指導者も意識改革を

 この日はキャンディから首都コロンボへの移動からスタート。約4時間道のり。さすがに長時間の車移動にも慣れて来ました(笑)。  コロンボに着き、会場のディアガマ球場へ向かいました。この球場はスリランカ史上初の野球場で、日本の外務省・草の根文化無償資金協力とJICA寄付金を原資として2012年5月に建設が始まり、同年12月22日に工事が完了したそうです。  今までのグラウンドと比べてしまうと、とてもきれいで、こんなに良い球場で指導が出来ると思うと僕自身ワクワクしました。また、昨日までに行ったゴールやキャンディには、このような球場がなかったので、これから増えていってほしいとも思いました。  この日は中高生と、軍隊員のクラブチームに所属する選手、約50人が参加しました。さすがは首都コロンボ、他の都市よりも野球用具がそろっていました。  ウォーミングアップ、キャッチボールと進めていくと、やはり中学生でも「クリケット投げ」で、上手に腕を使えている子が少なかったです。他の都市でもやった両手投げ、ひじ・手首の使い方などを指導しました。少し練習しただけでもきれいな投げ方になったので、続けて練習していれば良いフォームになるなと手応えを感じました。  キャッチボールが終わると守備練習。他の都市より年齢もレベルも上がり、またグラウンドも平らだったので、捕球姿勢の確認やステップまでの流れも説明しました。

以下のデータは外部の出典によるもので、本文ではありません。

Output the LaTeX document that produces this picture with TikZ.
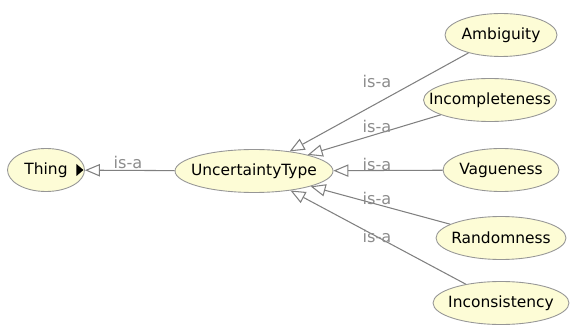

初めはぎこちない動きでしたが、だんだんとスムーズに動くようになっていきました。

ひじの使い方を指導

少しずつ良い投げ方に

 その後はティーバッティング、フリーバッティング、守備練習をローテーションで行いました。バッティングピッチャーを子どもに担当してもらったのですが、日頃の練習ではフリーバッティングを行うことが少ないそうで、ストライクが入らなかったり、バッターも積極的に打ちにいかないため、スムーズにローテーションがまわりません……。途中でメニューを変えることもできず、最後までそのまま続けましたが、今後は練習メニューを工夫しないといけないと反省しました。  何チームか集まっての合同練習だったのですが、コーチは全体で1人だけ(!?)。各チームのコーチは来ず、子どもたちだけが集まったため、コーチ1人とJICA隊員と僕を合わせて5人だけで50人を指導することになってしまったのです(涙)。さすがにこの人数では、効率よく指導することが難しかったです。

打撃指導を真剣に聞く選手たち

擦り切れていても貴重なボール。大事に使います

 この日唯一来てくれたコーチは、スリランカのインターナショナルチームの監督をしているマリンドゥさんという方で、2016年に10か月間、日本に来て広島カープでコーチ研修をしていたそうです。マリンドゥさんは複数のチームの監督をしていてるんだそう。スリランカでは他の指導者も掛け持ちでコーチや監督を務めていたり、クラブチームの選手がコーチを兼任していたりと、指導者不足が深刻なようです。マリンドゥさんはスリランカ野球に対する思いが強く、普及させることや代表チームの強化をしたいと話していました。

広島カープでコーチ研修を経験したマリンドゥさん

 夜はマリンドゥさんと一緒に食事をしたのですが、「きょうも子どもしか来ていなくて、いろいろな指導をしてもらっても各チームの指導者に伝わらない。指導者自身が野球教室に参加しなければ子どもたちもうまくならない」と嘆いていました。子どもたちに技術指導するだけではなく、指導者の意識を変えなければいけない。指導者が成長しないと子どもも成長しないというのは日本でも同じだと思いました。  あすも同じディアガマ球場での指導です。もっと練習メニューを工夫して、楽しく指導していきたいです!